— Start SOURCE RECORDS —
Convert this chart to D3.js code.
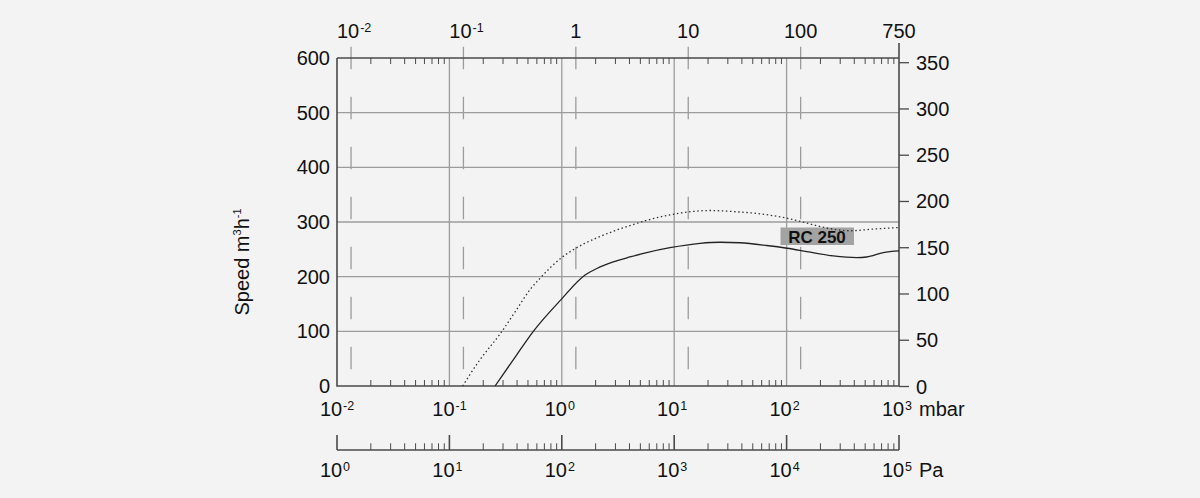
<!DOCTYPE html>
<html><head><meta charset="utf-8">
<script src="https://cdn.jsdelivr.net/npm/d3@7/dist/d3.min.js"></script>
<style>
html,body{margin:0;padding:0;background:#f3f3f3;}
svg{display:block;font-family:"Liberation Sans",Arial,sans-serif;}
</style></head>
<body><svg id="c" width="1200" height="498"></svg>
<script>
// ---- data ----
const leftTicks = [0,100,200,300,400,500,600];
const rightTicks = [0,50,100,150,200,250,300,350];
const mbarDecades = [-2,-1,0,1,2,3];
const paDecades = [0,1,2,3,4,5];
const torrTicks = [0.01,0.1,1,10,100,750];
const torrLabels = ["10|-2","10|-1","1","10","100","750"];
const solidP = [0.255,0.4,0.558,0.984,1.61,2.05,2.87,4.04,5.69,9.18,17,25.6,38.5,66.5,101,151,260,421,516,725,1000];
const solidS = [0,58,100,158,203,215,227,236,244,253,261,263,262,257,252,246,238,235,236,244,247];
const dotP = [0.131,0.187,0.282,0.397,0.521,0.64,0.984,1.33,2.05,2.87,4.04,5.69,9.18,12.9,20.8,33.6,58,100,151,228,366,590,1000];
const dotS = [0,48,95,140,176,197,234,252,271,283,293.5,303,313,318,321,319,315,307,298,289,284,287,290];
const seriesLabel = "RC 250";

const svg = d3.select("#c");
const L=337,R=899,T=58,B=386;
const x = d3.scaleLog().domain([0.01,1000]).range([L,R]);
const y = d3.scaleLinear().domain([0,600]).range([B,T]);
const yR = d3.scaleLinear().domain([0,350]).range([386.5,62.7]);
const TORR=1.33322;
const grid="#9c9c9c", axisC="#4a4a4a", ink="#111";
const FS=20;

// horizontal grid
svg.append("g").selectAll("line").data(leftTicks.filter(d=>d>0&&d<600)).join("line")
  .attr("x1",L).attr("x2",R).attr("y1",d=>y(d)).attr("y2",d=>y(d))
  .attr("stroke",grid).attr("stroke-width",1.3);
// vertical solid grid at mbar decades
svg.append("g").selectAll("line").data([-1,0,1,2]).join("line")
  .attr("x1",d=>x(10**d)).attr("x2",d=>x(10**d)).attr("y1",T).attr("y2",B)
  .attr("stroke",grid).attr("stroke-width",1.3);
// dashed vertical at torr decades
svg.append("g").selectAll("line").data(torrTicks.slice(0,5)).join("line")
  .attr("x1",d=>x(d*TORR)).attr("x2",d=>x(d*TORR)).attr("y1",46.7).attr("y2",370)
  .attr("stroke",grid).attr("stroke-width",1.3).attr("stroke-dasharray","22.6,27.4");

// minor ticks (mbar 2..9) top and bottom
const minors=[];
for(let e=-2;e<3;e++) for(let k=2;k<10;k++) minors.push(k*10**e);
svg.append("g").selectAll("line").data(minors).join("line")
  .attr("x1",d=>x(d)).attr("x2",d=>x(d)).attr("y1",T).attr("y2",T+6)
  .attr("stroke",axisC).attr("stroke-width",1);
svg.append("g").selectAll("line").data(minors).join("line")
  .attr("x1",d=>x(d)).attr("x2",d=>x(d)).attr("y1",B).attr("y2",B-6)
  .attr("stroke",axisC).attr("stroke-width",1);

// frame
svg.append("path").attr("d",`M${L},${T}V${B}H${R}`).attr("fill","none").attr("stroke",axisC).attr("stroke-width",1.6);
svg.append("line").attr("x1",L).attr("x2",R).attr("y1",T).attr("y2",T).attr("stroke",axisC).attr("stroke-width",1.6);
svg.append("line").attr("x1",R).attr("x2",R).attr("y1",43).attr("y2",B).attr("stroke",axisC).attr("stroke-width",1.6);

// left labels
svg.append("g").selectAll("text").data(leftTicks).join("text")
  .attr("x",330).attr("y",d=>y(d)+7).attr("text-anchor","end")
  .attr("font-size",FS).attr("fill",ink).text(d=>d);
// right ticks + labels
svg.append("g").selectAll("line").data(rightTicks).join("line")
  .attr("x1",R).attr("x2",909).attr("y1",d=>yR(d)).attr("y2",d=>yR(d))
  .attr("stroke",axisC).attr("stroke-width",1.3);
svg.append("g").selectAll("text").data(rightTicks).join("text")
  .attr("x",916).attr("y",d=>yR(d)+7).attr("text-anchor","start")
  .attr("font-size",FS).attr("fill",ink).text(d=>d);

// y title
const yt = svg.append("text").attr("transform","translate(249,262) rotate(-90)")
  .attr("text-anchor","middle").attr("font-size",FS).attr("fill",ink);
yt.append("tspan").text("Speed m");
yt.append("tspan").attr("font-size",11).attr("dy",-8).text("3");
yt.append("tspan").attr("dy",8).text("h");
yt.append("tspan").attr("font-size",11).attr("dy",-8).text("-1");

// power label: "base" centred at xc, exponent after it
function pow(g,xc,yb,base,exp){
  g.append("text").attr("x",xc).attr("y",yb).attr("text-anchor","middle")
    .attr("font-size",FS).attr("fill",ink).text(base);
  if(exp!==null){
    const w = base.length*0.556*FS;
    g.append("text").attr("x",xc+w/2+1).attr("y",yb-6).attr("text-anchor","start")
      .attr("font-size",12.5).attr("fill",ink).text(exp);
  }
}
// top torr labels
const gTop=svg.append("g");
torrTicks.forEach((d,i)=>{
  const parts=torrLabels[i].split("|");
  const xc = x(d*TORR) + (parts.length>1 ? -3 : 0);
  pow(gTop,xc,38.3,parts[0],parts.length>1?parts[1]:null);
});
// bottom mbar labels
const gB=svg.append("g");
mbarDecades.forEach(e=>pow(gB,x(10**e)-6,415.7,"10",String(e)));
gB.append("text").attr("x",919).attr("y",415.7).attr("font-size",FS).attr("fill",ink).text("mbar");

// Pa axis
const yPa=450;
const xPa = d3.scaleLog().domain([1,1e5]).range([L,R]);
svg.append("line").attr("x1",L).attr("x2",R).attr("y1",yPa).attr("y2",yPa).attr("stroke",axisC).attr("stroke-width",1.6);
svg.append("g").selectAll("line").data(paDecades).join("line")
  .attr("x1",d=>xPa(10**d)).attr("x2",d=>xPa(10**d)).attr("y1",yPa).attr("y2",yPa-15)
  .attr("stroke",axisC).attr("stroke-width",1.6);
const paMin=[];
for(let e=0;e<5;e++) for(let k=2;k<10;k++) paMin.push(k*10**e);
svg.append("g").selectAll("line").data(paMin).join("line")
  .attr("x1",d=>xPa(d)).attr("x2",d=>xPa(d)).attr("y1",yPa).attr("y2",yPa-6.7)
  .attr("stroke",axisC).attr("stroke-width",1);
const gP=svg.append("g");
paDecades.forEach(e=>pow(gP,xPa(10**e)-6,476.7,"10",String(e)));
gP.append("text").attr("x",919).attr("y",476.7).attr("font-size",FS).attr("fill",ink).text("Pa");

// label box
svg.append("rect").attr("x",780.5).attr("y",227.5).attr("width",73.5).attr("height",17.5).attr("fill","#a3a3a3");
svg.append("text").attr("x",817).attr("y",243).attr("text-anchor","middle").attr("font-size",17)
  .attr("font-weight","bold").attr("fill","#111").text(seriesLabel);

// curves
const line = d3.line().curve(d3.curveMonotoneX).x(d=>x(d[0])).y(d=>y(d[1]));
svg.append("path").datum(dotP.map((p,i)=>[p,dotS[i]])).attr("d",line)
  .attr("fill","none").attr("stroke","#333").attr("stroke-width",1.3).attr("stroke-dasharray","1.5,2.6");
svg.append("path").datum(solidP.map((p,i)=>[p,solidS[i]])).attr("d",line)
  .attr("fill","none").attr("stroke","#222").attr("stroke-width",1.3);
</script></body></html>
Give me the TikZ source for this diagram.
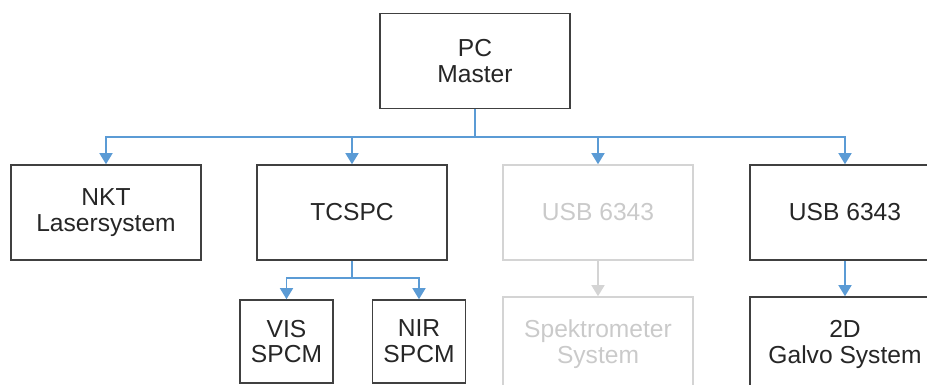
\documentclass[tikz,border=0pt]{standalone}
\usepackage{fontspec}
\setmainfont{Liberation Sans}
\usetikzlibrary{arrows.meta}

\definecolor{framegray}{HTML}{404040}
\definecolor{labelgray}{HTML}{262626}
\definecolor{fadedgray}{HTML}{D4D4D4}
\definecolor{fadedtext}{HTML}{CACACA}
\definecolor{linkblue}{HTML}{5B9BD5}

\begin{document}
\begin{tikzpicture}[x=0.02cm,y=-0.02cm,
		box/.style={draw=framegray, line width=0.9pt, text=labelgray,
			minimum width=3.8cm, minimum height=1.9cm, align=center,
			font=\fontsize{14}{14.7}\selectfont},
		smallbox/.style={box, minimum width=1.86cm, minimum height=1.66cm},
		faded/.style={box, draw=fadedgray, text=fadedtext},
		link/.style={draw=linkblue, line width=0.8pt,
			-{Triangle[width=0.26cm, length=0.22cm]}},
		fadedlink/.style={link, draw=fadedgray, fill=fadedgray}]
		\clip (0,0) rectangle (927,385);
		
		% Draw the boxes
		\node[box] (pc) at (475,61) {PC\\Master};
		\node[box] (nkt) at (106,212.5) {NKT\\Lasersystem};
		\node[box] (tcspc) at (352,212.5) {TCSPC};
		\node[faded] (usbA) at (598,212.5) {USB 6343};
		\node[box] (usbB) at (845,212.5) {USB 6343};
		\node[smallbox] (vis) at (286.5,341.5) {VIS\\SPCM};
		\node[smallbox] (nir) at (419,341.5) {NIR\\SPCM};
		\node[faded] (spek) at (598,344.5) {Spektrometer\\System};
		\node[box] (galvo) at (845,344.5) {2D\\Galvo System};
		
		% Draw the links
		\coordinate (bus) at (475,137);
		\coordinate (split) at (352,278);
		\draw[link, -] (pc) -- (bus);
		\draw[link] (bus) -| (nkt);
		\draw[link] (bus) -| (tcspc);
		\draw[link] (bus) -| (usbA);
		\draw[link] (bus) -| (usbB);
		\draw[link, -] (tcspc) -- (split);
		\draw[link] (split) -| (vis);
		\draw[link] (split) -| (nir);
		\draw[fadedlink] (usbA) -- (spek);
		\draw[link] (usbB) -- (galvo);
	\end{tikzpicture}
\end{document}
— End SOURCE RECORDS —
WHAT THE TASK REQUIRES: Copy the lines above exactly, starting at the one with "Give me the TikZ source for this diagram." and ending at the one with "(0,0) rectangle (927,385);", both included. Leave out any pictures and add nothing else.

RESULT OF THIS TASK:
Give me the TikZ source for this diagram.
\documentclass[tikz,border=0pt]{standalone}
\usepackage{fontspec}
\setmainfont{Liberation Sans}
\usetikzlibrary{arrows.meta}

\definecolor{framegray}{HTML}{404040}
\definecolor{labelgray}{HTML}{262626}
\definecolor{fadedgray}{HTML}{D4D4D4}
\definecolor{fadedtext}{HTML}{CACACA}
\definecolor{linkblue}{HTML}{5B9BD5}

\begin{document}
\begin{tikzpicture}[x=0.02cm,y=-0.02cm,
		box/.style={draw=framegray, line width=0.9pt, text=labelgray,
			minimum width=3.8cm, minimum height=1.9cm, align=center,
			font=\fontsize{14}{14.7}\selectfont},
		smallbox/.style={box, minimum width=1.86cm, minimum height=1.66cm},
		faded/.style={box, draw=fadedgray, text=fadedtext},
		link/.style={draw=linkblue, line width=0.8pt,
			-{Triangle[width=0.26cm, length=0.22cm]}},
		fadedlink/.style={link, draw=fadedgray, fill=fadedgray}]
		\clip (0,0) rectangle (927,385);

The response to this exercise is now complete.